Exhaustion 5e

Exhaustion While Travelling 5e

Exhaustion is primarily a mechanic to address overexertion while adventuring. This means that any extreme circumstances can cause a level of exhaustion. There are a number of effects that cause exhaustion including:

  • Not eating or drinking enough
  • Exposure to extreme heat or extreme cold
  • Traveling for longer than 8 hours in a day
  • Going 24 hours without a long rest
  • Falling into frigid water
  • Swimming for more than 1 hour
  • Rowing a boat for longer than 8 hours
  • Monsters, spells, and traps with exhaustion effects

Removing Exhaustion

A newer rule proposed in Xanathar’s:

Whenever you end a 24-hour period without finishing a long rest, you must succeed on a DC 10 Constitution saving throw or suffer one level of exhaustion.

It becomes harder to fight off exhaustion if you stay awake for multiple days. After the first 24 hours, the DC increases by 5 for each consecutive 24-hour period without a long rest. The DC resets to 10 when you finish a long rest.

Sleep/Long Rest

The simplest way to remove a level of exhaustion is by completing a long rest, assuming that food and water is also ingested as part of the long rest. The one caveat to this is if you slept in medium or heady armor, sleep doesn’t reduce your exhaustion level. Sleeping in light armor is fine for reducing exhaustion, however.

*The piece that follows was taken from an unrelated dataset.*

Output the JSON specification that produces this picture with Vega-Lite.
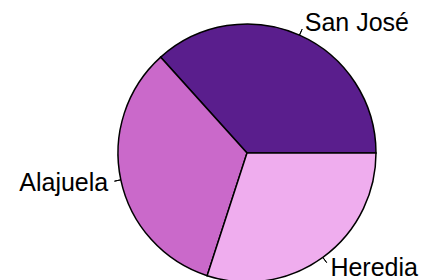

Keep in mind that if you are still exposed to extreme heat or cold during a long rest, saving throws against exhaustion will need to be made.

Class Features

In Tasha’s Cauldron of Everything, the Deft Explorer feature allows 10th-level rangers to reduce 1 level of exhaustion on a short rest.


Barring magical artifacts, the only other way to fix exhaustion is to use the Greater Restoration spell, which can reduce the target’s exhaustion level by one.


Other Notes about Exhaustion:

Unfortunately the mechanics are not clearly or consistently defined. It appears the GM would need to to determine a frequency of the Constitution saves and their DC for different cases.

For instance “Frigid Water” (page 110 of DMG) which states:

A creature can be immersed in frigid water for a number of minutes equal to its Constitution score before suffering any ill effects. Each additional minute spent in frigid water requires the creature to succeed on a DC 10 Constitution saving throw or gain one level of exhaustion…

This is even more impacting that extreme cold – having you make a save every minute instead of every hour. Perhaps you could use this to say that cold temperatures cause saving throws every 2-3 hours.

Heavy armor on Chult probably should have more effect.

Beyond the price being three times the norm, is there any real disadvantage to having heavy armor in the jungle? The only thing I think I’ve seen is maybe making exhaustion rolls for dehydration?